Exercise instructions:
Retype the entries, please, from their first line to the line containing "import pandas as pd", exactly and only those lines, minus the pictures.
★ ★ ★ ★ ★
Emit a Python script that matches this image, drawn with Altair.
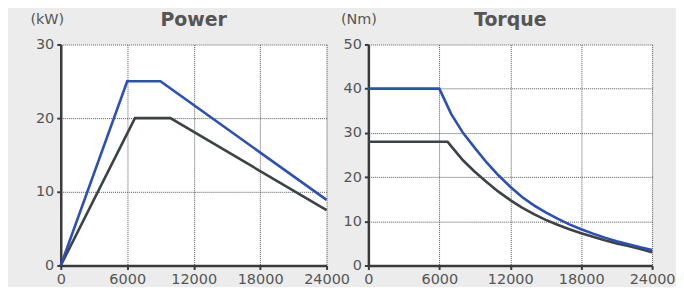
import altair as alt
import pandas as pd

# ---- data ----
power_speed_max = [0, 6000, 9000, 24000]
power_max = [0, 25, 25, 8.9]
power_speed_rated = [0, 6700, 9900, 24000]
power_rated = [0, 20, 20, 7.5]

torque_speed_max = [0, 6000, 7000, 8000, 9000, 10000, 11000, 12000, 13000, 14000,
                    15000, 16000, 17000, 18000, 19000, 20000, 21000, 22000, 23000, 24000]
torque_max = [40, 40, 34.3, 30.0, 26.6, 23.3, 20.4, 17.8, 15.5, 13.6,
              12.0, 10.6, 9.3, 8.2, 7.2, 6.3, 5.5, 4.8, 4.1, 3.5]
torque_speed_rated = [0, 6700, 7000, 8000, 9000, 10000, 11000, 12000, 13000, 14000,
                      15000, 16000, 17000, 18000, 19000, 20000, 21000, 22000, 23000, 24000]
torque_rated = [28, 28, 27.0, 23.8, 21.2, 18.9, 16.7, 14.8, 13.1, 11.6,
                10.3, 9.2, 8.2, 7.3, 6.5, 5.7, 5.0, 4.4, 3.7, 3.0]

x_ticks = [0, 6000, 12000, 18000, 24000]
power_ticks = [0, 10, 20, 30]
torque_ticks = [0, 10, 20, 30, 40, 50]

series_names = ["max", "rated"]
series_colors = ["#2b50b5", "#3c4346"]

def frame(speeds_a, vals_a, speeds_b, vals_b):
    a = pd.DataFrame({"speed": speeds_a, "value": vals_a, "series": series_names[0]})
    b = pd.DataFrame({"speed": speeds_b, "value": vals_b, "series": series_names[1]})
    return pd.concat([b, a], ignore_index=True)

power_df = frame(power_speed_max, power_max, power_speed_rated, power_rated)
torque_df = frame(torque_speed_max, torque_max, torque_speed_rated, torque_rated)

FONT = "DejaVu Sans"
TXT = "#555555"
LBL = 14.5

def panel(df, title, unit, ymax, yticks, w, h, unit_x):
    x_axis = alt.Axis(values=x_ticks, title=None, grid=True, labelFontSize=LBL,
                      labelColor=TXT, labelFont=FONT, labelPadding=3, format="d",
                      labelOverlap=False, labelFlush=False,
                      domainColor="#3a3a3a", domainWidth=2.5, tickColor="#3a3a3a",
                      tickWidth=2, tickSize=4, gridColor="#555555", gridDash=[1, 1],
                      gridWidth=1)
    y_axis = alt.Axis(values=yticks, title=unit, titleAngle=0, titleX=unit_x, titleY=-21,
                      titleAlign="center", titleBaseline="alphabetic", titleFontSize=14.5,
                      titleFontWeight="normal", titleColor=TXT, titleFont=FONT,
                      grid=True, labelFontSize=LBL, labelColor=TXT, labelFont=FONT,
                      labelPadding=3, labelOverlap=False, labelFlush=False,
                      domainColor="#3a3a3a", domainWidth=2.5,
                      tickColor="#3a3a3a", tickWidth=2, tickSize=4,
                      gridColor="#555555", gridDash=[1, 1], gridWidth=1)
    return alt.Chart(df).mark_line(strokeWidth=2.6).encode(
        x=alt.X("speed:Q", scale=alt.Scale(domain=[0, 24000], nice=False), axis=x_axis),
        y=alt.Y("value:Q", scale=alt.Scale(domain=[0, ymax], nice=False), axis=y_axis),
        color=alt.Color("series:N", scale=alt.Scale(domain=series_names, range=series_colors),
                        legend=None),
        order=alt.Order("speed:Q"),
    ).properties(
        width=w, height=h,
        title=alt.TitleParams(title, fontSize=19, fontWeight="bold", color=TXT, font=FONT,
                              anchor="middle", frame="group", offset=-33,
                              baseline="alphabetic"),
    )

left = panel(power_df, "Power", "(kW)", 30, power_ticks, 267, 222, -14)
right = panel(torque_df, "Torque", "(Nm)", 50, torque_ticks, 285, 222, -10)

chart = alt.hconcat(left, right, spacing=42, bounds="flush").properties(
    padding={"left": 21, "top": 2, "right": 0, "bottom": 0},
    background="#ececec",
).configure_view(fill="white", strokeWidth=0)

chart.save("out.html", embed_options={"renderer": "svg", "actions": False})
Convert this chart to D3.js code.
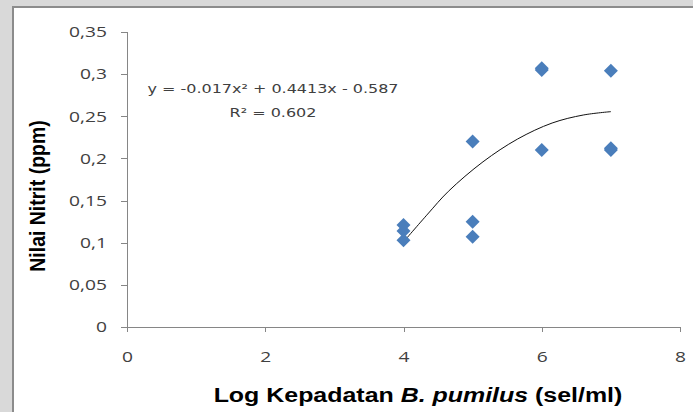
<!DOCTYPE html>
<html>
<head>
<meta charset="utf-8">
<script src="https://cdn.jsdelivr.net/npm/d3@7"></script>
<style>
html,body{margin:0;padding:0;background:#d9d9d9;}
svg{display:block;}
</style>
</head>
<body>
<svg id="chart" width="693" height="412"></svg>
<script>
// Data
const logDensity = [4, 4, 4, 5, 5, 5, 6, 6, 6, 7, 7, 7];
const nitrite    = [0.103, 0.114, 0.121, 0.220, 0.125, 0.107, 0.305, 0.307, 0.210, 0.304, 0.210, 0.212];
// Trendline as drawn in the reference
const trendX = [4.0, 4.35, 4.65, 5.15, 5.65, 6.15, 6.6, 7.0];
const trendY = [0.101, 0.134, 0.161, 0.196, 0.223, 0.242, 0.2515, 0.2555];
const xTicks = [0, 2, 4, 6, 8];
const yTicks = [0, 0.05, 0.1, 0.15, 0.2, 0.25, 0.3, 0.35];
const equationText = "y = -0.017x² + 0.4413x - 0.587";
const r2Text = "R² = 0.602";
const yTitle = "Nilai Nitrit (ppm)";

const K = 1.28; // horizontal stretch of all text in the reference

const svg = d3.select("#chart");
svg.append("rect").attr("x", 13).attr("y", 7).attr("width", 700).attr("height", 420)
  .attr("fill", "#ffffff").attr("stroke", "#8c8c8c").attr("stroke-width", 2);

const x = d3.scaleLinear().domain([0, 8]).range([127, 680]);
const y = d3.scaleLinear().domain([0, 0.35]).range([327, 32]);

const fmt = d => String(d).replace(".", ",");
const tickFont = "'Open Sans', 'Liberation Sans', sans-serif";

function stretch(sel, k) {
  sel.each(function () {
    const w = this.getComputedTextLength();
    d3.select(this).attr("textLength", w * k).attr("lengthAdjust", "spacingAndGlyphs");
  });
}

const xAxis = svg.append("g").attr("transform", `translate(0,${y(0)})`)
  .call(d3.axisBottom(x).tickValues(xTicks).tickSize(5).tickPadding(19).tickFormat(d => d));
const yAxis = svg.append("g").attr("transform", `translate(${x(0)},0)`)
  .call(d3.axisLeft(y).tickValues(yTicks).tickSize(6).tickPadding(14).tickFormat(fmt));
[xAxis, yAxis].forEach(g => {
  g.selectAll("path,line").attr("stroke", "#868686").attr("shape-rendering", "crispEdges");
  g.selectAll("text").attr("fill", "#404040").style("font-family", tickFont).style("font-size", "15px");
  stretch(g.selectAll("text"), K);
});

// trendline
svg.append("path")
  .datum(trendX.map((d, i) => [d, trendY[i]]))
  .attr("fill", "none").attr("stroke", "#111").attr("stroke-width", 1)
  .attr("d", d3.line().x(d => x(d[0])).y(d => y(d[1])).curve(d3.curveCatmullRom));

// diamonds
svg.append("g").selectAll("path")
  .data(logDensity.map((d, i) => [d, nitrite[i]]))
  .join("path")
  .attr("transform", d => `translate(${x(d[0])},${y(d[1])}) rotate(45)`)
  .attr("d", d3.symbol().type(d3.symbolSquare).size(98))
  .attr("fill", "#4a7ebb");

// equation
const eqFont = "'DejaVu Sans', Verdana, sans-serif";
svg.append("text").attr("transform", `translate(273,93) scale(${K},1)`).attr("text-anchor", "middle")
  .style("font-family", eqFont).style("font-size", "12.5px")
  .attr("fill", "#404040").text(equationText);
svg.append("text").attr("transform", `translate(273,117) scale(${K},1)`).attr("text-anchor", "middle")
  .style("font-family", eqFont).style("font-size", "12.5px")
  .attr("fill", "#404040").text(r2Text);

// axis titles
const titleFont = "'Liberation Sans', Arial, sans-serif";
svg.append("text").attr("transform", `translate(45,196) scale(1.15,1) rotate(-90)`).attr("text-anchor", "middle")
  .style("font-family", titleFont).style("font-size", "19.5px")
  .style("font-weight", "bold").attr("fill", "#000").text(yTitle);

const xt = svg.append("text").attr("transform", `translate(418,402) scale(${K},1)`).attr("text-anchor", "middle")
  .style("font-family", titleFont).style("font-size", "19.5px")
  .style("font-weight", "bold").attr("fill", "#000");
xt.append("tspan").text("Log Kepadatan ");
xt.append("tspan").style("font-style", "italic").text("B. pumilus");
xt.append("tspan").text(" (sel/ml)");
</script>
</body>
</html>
★ ★ ★ ★ ★
Result:
Emit a Python script that matches this image, drawn with Altair.
import altair as alt
import pandas as pd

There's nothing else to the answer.